One of the primary reasons we started this site was to point out how much of sports commentary is based on outdated and often flat-wrong information.
This weekend was a perfect case-in-point. When you think of what defines the Chicago Bears, what do you think? What do analysts usually talk about? Above all else, the Bears are usually associated with great defense.
When the Bears acquired Jay Cutler before this season, I heard a lot of pundits talking about how the Bears always have a top defense. Now they have a top QB as well, so the league should be on notice.
One problem. The Bears haven't had a good defense in years.
Through eight games this year, the Bears are 15th in the league in yardage allowed, 22nd in points allowed. Last year they were 21st in yardage allowed and 16th in points allowed, and in '07 they were an impressive 28th in yardage allowed and 16th in points allowed.

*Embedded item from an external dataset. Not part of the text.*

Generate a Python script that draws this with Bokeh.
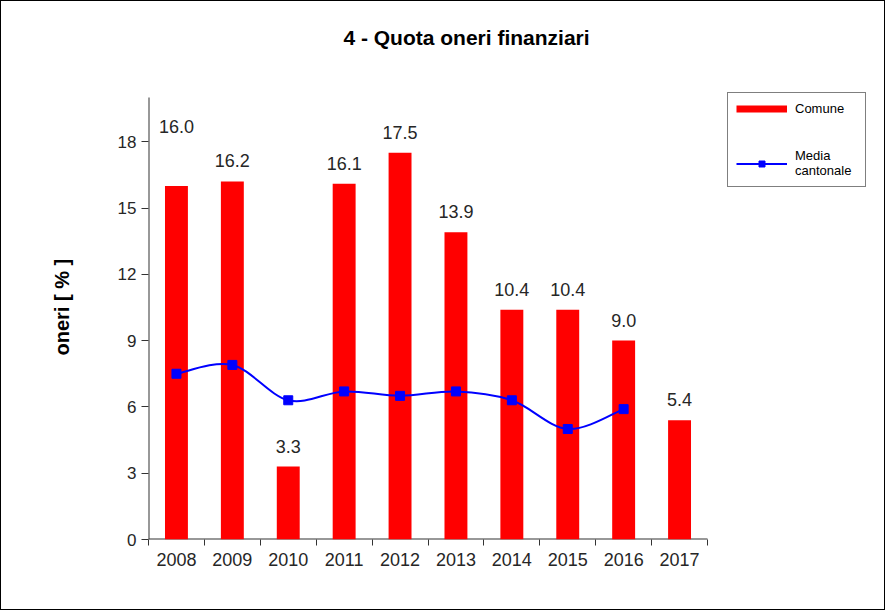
from bokeh.plotting import figure
from bokeh.models import (FixedTicker, Legend, LegendItem, ColumnDataSource, Title,
                          Range1d, Label)
from bokeh.core.properties import value
from bokeh.embed import file_html
from bokeh.resources import INLINE

years = ["2008", "2009", "2010", "2011", "2012", "2013", "2014", "2015", "2016", "2017"]
comune = [16.0, 16.2, 3.3, 16.1, 17.5, 13.9, 10.4, 10.4, 9.0, 5.4]
media_years = ["2008", "2009", "2010", "2011", "2012", "2013", "2014", "2015", "2016"]
media = [7.5, 7.9, 6.3, 6.7, 6.5, 6.7, 6.3, 5.0, 5.9]
y_ticks = [0, 3, 6, 9, 12, 15, 18]
Y_MAX = 20
# extra lift (pixels) of each data label above its bar
label_lift_px = [39, 0, 0, 0, 0, 0, 0, 0, 0, 0]

FONT = "Liberation Sans"
TXT = "#262626"
AX = "#333333"

# layout (pixels)
W, H = 885, 610
ML, MR, MT, MB = 147, 8, 2, 72
AXIS_W = 559          # width of the category axis
AXIS_H = 442          # height of the value axis (0..Y_MAX)
frame_w = W - ML - MR
frame_h = H - MT - MB
x_end = len(years) * frame_w / AXIS_W
y_end = Y_MAX * frame_h / AXIS_H

xc = [i + 0.5 for i in range(len(years))]
xm = [years.index(y) + 0.5 for y in media_years]

p = figure(width=W, height=H, output_backend="svg", toolbar_location=None,
           x_range=Range1d(0, x_end), y_range=Range1d(0, y_end),
           min_border_left=ML, min_border_right=MR, min_border_top=MT,
           min_border_bottom=MB)
p.outline_line_color = None
p.grid.visible = False
p.styles = {"border": "1px solid #000"}

# axis lines limited to the chart's own extent
p.segment(x0=[0, 0], y0=[0, 0], x1=[len(years), 0], y1=[0, Y_MAX],
          line_color=AX, line_width=2)

# bars
src = ColumnDataSource(dict(x=xc, top=comune, lab=[f"{v:.1f}" for v in comune],
                            off=[-14 - l for l in label_lift_px]))
p.vbar(x="x", top="top", width=0.41, bottom=0, source=src, fill_color="#FF0000",
       line_color=None)
p.text(x="x", y="top", text="lab", y_offset="off", source=src, text_align="center",
       text_baseline="bottom", text_font=value(FONT), text_font_size="18px",
       text_color=TXT)

# smoothed line via Catmull-Rom bezier segments
n = len(xm)
def pt(i):
    i = max(0, min(n - 1, i))
    return xm[i], media[i]
x0, y0, x1, y1, cx0, cy0, cx1, cy1 = [], [], [], [], [], [], [], []
for i in range(n - 1):
    pa, pb, pc, pd = pt(i - 1), pt(i), pt(i + 1), pt(i + 2)
    x0.append(pb[0]); y0.append(pb[1]); x1.append(pc[0]); y1.append(pc[1])
    cx0.append(pb[0] + (pc[0] - pa[0]) / 6); cy0.append(pb[1] + (pc[1] - pa[1]) / 6)
    cx1.append(pc[0] - (pd[0] - pb[0]) / 6); cy1.append(pc[1] - (pd[1] - pb[1]) / 6)
bz = p.bezier(x0=x0, y0=y0, x1=x1, y1=y1, cx0=cx0, cy0=cy0, cx1=cx1, cy1=cy1,
              line_color="#0000FF", line_width=2)
sc = p.scatter(x=xm, y=media, marker="square", size=9, fill_color="#0000FF",
               line_color="#0000FF")

# legend swatch for bars (hidden line renderer, only used by the legend)
sw = p.line(x=xc, y=comune, line_color="#FF0000", line_width=7, visible=False)

leg = Legend(items=[LegendItem(label="Comune", renderers=[sw]),
                    LegendItem(label="Media\ncantonale", renderers=[bz, sc])],
             location=(579, 352), border_line_color="#000", border_line_width=1,
             label_text_font=FONT, label_text_font_size="13px", label_text_color="#000",
             glyph_width=51, glyph_height=15, label_height=15, label_width=62,
             spacing=32, padding=8, margin=0, inactive_fill_alpha=0,
             label_standoff=8, background_fill_alpha=1)
p.add_layout(leg, "center")

# chart title
p.add_layout(Label(x=318, y=502, x_units="screen", y_units="screen",
                   text="4 - Quota oneri finanziari", text_align="center",
                   text_baseline="middle", text_font=FONT, text_font_size="21px",
                   text_font_style="bold", text_color="#000"))

# value-axis title (placed on the left side, beyond the tick labels)
p.add_layout(Title(text="oneri [ % ]", align="left", offset=184, standoff=84,
                   text_font=FONT, text_font_size="20px", text_font_style="bold",
                   text_color="#000"), "left")

# axes
xa = p.xaxis[0]
xa.ticker = FixedTicker(ticks=xc, minor_ticks=list(range(len(years) + 1)))
xa.major_label_overrides = {x: y for x, y in zip(xc, years)}
xa.major_tick_out = 0
xa.major_tick_in = 0
xa.minor_tick_out = 6
xa.minor_tick_in = 0
xa.minor_tick_line_color = AX
xa.axis_line_color = None
xa.major_label_text_font = FONT
xa.major_label_text_font_size = "18px"
xa.major_label_text_color = TXT
xa.major_label_standoff = 7

ya = p.yaxis[0]
ya.ticker = FixedTicker(ticks=y_ticks, minor_ticks=[])
ya.major_tick_out = 7
ya.major_tick_in = 0
ya.major_tick_line_color = AX
ya.axis_line_color = None
ya.major_label_text_font = FONT
ya.major_label_text_font_size = "17px"
ya.major_label_text_color = TXT
ya.major_label_standoff = 5

open("out.html", "w").write(file_html(p, INLINE))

Earlier this year, Merrill Hoge stated on ESPN that the Bears losing Brian Urlacher to injury this year was like the Pats losing Tom Brady last year. Urlacher played the last two seasons, and the defense was barely average. He's not playing this year, and the defense is.....barely average.
For Hoge's comment to hold water, wouldn't the Bears have to have been an elite defense before Urlacher got hurt? If the defense was mediocre with Urlacher, how could losing him be the equivalent of losing Brady?
Someone give these 'experts' a calendar and a stat sheet and let them know what year it is.